> _DATA SHOWN_:
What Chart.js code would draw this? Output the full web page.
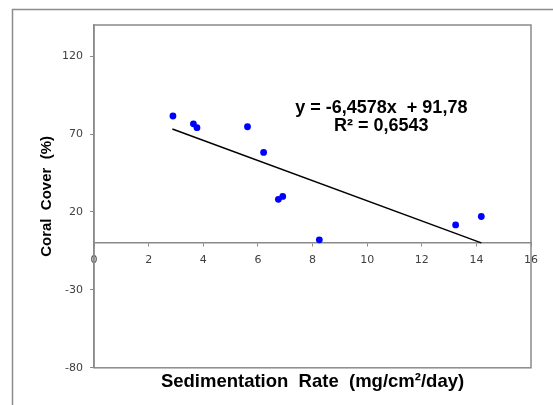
<!DOCTYPE html>
<html>
<head>
<meta charset="utf-8">
<script src="https://cdn.jsdelivr.net/npm/chart.js@4.4.1/dist/chart.umd.min.js"></script>
<style>
    html, body { margin: 0; padding: 0; background: #ffffff; }
    #wrap { position: relative; width: 553px; height: 405px; }
</style>
</head>
<body>
<div id="wrap"><canvas id="chart"></canvas></div>
<script>
    // Sedimentation rate (mg/cm²/day) and coral cover (%) per station
    const sedimentation = [2.89, 3.64, 3.77, 5.62, 6.21, 6.75, 6.91, 8.25, 13.24, 14.18];
    const coralCover = [81.6, 76.6, 74.1, 74.7, 58.2, 28.1, 30.0, 2.1, 11.7, 17.1];

    // linear trend line end points, as drawn
    const trendX = [2.87, 14.18];
    const trendY = [73.3, 0.2];

    const yTickValues = [-80, -30, 20, 70, 120];
    const equationLines = ['y = -6,4578x  + 91,78', 'R² = 0,6543'];

    const axisGrey = '#8a8a8a';
    const tickText = '#404040';

    const framePlugin = {
        id: 'frames',
        beforeDraw(chart) {
            const ctx = chart.ctx;
            ctx.save();
            ctx.strokeStyle = '#8c8c8c';
            ctx.lineWidth = 1.5;
            ctx.beginPath();
            ctx.moveTo(12.5, chart.height);
            ctx.lineTo(12.5, 9.5);
            ctx.lineTo(chart.width, 9.5);
            ctx.stroke();
            ctx.restore();
        },
        afterDatasetsDraw(chart) {
            const { ctx, chartArea, scales } = chart;
            ctx.save();
            ctx.strokeStyle = axisGrey;
            ctx.lineWidth = 1.5;
            ctx.strokeRect(chartArea.left, chartArea.top, chartArea.right - chartArea.left, chartArea.bottom - chartArea.top);

            ctx.fillStyle = '#000000';
            ctx.font = 'bold 18px "Liberation Sans", Arial, sans-serif';
            ctx.textAlign = 'center';
            ctx.textBaseline = 'middle';
            const ex = scales.x.getPixelForValue(10.52);
            ctx.fillText(equationLines[0], ex, scales.y.getPixelForValue(87.0));
            ctx.fillText(equationLines[1], ex, scales.y.getPixelForValue(75.0));
            ctx.restore();
        }
    };

    const ctx = document.getElementById('chart').getContext('2d');
    const chart = new Chart(ctx, {
        type: 'scatter',
        data: {
            datasets: [
                {
                    label: 'Coral cover',
                    data: sedimentation.map((x, i) => ({ x: x, y: coralCover[i] })),
                    backgroundColor: '#0000ff',
                    borderColor: '#0000ff',
                    borderWidth: 0,
                    pointRadius: 3.4,
                    pointHoverRadius: 3.4
                },
                {
                    label: 'Linear',
                    data: trendX.map((x, i) => ({ x: x, y: trendY[i] })),
                    showLine: true,
                    borderColor: '#000000',
                    borderWidth: 1.5,
                    pointRadius: 0,
                    fill: false
                }
            ]
        },
        options: {
            responsive: true,
            maintainAspectRatio: false,
            animation: false,
            layout: {
                padding: { top: 25, right: 22, bottom: 12, left: 12 }
            },
            plugins: {
                legend: { display: false },
                tooltip: { enabled: false },
                title: {
                    display: true,
                    position: 'bottom',
                    fullSize: false,
                    text: 'Sedimentation  Rate  (mg/cm²/day)',
                    color: '#000000',
                    font: { family: '"Liberation Sans", Arial, sans-serif', size: 18.5, weight: 'bold' },
                    padding: { top: 3, bottom: 0 }
                }
            },
            scales: {
                x: {
                    type: 'linear',
                    position: { y: 0 },
                    min: 0,
                    max: 16,
                    ticks: {
                        stepSize: 2,
                        color: tickText,
                        padding: 7,
                        font: { family: '"DejaVu Sans", Verdana, sans-serif', size: 11 }
                    },
                    grid: {
                        drawOnChartArea: false,
                        drawTicks: true,
                        tickLength: 3,
                        color: axisGrey
                    },
                    border: { color: axisGrey, width: 1.5 }
                },
                y: {
                    type: 'linear',
                    position: 'left',
                    min: -80,
                    max: 140,
                    afterFit(scale) { scale.width = 82; },
                    afterBuildTicks(scale) { scale.ticks = yTickValues.map(v => ({ value: v })); },
                    ticks: {
                        color: tickText,
                        padding: 7,
                        font: { family: '"DejaVu Sans", Verdana, sans-serif', size: 11 }
                    },
                    grid: {
                        drawOnChartArea: false,
                        drawTicks: true,
                        tickLength: 4,
                        color: axisGrey
                    },
                    border: { color: axisGrey, width: 1.5 },
                    title: {
                        display: true,
                        text: 'Coral  Cover  (%)',
                        color: '#000000',
                        font: { family: '"Liberation Sans", Arial, sans-serif', size: 15, weight: 'bold' },
                        padding: { top: 26, bottom: 0 }
                    }
                }
            }
        },
        plugins: [framePlugin]
    });
</script>
</body>
</html>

> _YOUR INSTRUCTIONS_: Omitting all images, print the listing exactly.

> _COMPLETED EXERCISE_:
What Chart.js code would draw this? Output the full web page.
<!DOCTYPE html>
<html>
<head>
<meta charset="utf-8">
<script src="https://cdn.jsdelivr.net/npm/chart.js@4.4.1/dist/chart.umd.min.js"></script>
<style>
    html, body { margin: 0; padding: 0; background: #ffffff; }
    #wrap { position: relative; width: 553px; height: 405px; }
</style>
</head>
<body>
<div id="wrap"><canvas id="chart"></canvas></div>
<script>
    // Sedimentation rate (mg/cm²/day) and coral cover (%) per station
    const sedimentation = [2.89, 3.64, 3.77, 5.62, 6.21, 6.75, 6.91, 8.25, 13.24, 14.18];
    const coralCover = [81.6, 76.6, 74.1, 74.7, 58.2, 28.1, 30.0, 2.1, 11.7, 17.1];

    // linear trend line end points, as drawn
    const trendX = [2.87, 14.18];
    const trendY = [73.3, 0.2];

    const yTickValues = [-80, -30, 20, 70, 120];
    const equationLines = ['y = -6,4578x  + 91,78', 'R² = 0,6543'];

    const axisGrey = '#8a8a8a';
    const tickText = '#404040';

    const framePlugin = {
        id: 'frames',
        beforeDraw(chart) {
            const ctx = chart.ctx;
            ctx.save();
            ctx.strokeStyle = '#8c8c8c';
            ctx.lineWidth = 1.5;
            ctx.beginPath();
            ctx.moveTo(12.5, chart.height);
            ctx.lineTo(12.5, 9.5);
            ctx.lineTo(chart.width, 9.5);
            ctx.stroke();
            ctx.restore();
        },
        afterDatasetsDraw(chart) {
            const { ctx, chartArea, scales } = chart;
            ctx.save();
            ctx.strokeStyle = axisGrey;
            ctx.lineWidth = 1.5;
            ctx.strokeRect(chartArea.left, chartArea.top, chartArea.right - chartArea.left, chartArea.bottom - chartArea.top);

            ctx.fillStyle = '#000000';
            ctx.font = 'bold 18px "Liberation Sans", Arial, sans-serif';
            ctx.textAlign = 'center';
            ctx.textBaseline = 'middle';
            const ex = scales.x.getPixelForValue(10.52);
            ctx.fillText(equationLines[0], ex, scales.y.getPixelForValue(87.0));
            ctx.fillText(equationLines[1], ex, scales.y.getPixelForValue(75.0));
            ctx.restore();
        }
    };

    const ctx = document.getElementById('chart').getContext('2d');
    const chart = new Chart(ctx, {
        type: 'scatter',
        data: {
            datasets: [
                {
                    label: 'Coral cover',
                    data: sedimentation.map((x, i) => ({ x: x, y: coralCover[i] })),
                    backgroundColor: '#0000ff',
                    borderColor: '#0000ff',
                    borderWidth: 0,
                    pointRadius: 3.4,
                    pointHoverRadius: 3.4
                },
                {
                    label: 'Linear',
                    data: trendX.map((x, i) => ({ x: x, y: trendY[i] })),
                    showLine: true,
                    borderColor: '#000000',
                    borderWidth: 1.5,
                    pointRadius: 0,
                    fill: false
                }
            ]
        },
        options: {
            responsive: true,
            maintainAspectRatio: false,
            animation: false,
            layout: {
                padding: { top: 25, right: 22, bottom: 12, left: 12 }
            },
            plugins: {
                legend: { display: false },
                tooltip: { enabled: false },
                title: {
                    display: true,
                    position: 'bottom',
                    fullSize: false,
                    text: 'Sedimentation  Rate  (mg/cm²/day)',
                    color: '#000000',
                    font: { family: '"Liberation Sans", Arial, sans-serif', size: 18.5, weight: 'bold' },
                    padding: { top: 3, bottom: 0 }
                }
            },
            scales: {
                x: {
                    type: 'linear',
                    position: { y: 0 },
                    min: 0,
                    max: 16,
                    ticks: {
                        stepSize: 2,
                        color: tickText,
                        padding: 7,
                        font: { family: '"DejaVu Sans", Verdana, sans-serif', size: 11 }
                    },
                    grid: {
                        drawOnChartArea: false,
                        drawTicks: true,
                        tickLength: 3,
                        color: axisGrey
                    },
                    border: { color: axisGrey, width: 1.5 }
                },
                y: {
                    type: 'linear',
                    position: 'left',
                    min: -80,
                    max: 140,
                    afterFit(scale) { scale.width = 82; },
                    afterBuildTicks(scale) { scale.ticks = yTickValues.map(v => ({ value: v })); },
                    ticks: {
                        color: tickText,
                        padding: 7,
                        font: { family: '"DejaVu Sans", Verdana, sans-serif', size: 11 }
                    },
                    grid: {
                        drawOnChartArea: false,
                        drawTicks: true,
                        tickLength: 4,
                        color: axisGrey
                    },
                    border: { color: axisGrey, width: 1.5 },
                    title: {
                        display: true,
                        text: 'Coral  Cover  (%)',
                        color: '#000000',
                        font: { family: '"Liberation Sans", Arial, sans-serif', size: 15, weight: 'bold' },
                        padding: { top: 26, bottom: 0 }
                    }
                }
            }
        },
        plugins: [framePlugin]
    });
</script>
</body>
</html>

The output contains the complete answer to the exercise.